Normal operating temperatures are typically between 75ºC and 105ºC (depending on PVC type). Temperature limit is 160ºC (<300mm2) and 140ºC (>300mm2).
PVC and polyethylene are thermoplastic materials which means that they go soft when heated and harden when cooled. The most common thermoplastic material is PVC. Another one is polyethylene.
PE is part of a class of polymers called polyolefins. Polyethylene has lower dielectric losses than PVC and is sensitive to moisture under voltage stress (i.e. for high voltages only).
This compound is used most in coaxial and low capacitance cables because of its exemplary electric qualities. Many times it is used in these applications because it is affordable and can be foamed to reduce the dielectric constant to 1.50, making it an attractive option for cables requiring high-speed transmission.
Polyethylene can also be cross-linked to produce high resistance to cracking, cut-through, soldering, and solvents. Polyethylene can be used in temperatures ranging from -65°C to 80°C.
All densities of Polyethylene are stiff, hard, and inflexible.

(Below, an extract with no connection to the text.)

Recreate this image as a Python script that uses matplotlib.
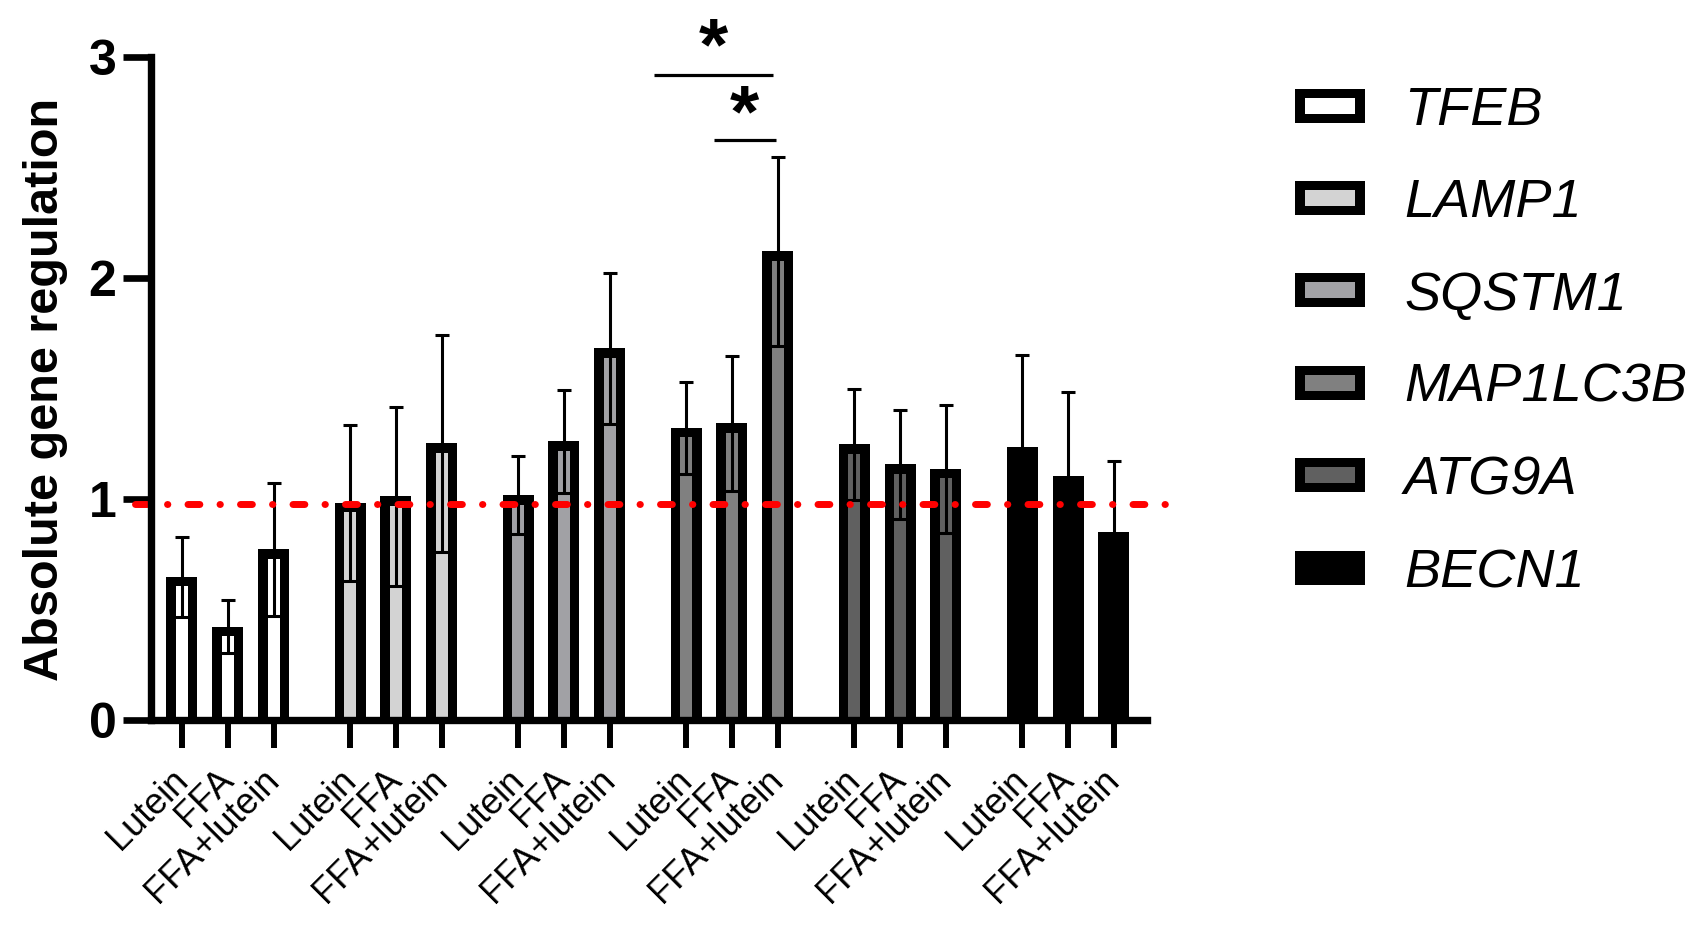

The material is also flammable. Additives can be used to make it flame retardant, but this will sacrifice the dielectric constant and increase power loss.
Thermosetting compounds are polymer resins that are irreversibly cured (e.g. by heat in the vulcanization process) to form a plastic or rubber:
XLPE (Cross-Linked Polyethylene)
XLPE has different polyethylene chains linked together (“cross-linking”) which helps prevent the polymer from melting or separating at elevated temperatures. Therefore XLPE is useful for higher temperature applications.
XLPE has higher dielectric losses than PE but has better aging characteristics and resistance to water treeing. Normal operating temperatures are typically between 90ºC and 110ºC. Temperature limit is 250ºC.
EPR (Ethylene Propylene Rubber)
EPR is a copolymer of ethylene and propylene and commonly called an “elastomer”.
EPR is more flexible than PE and XLPE but has higher dielectric losses than both. Normal operating temperatures are typically between 90C and 110C. Temperature limit is 250C.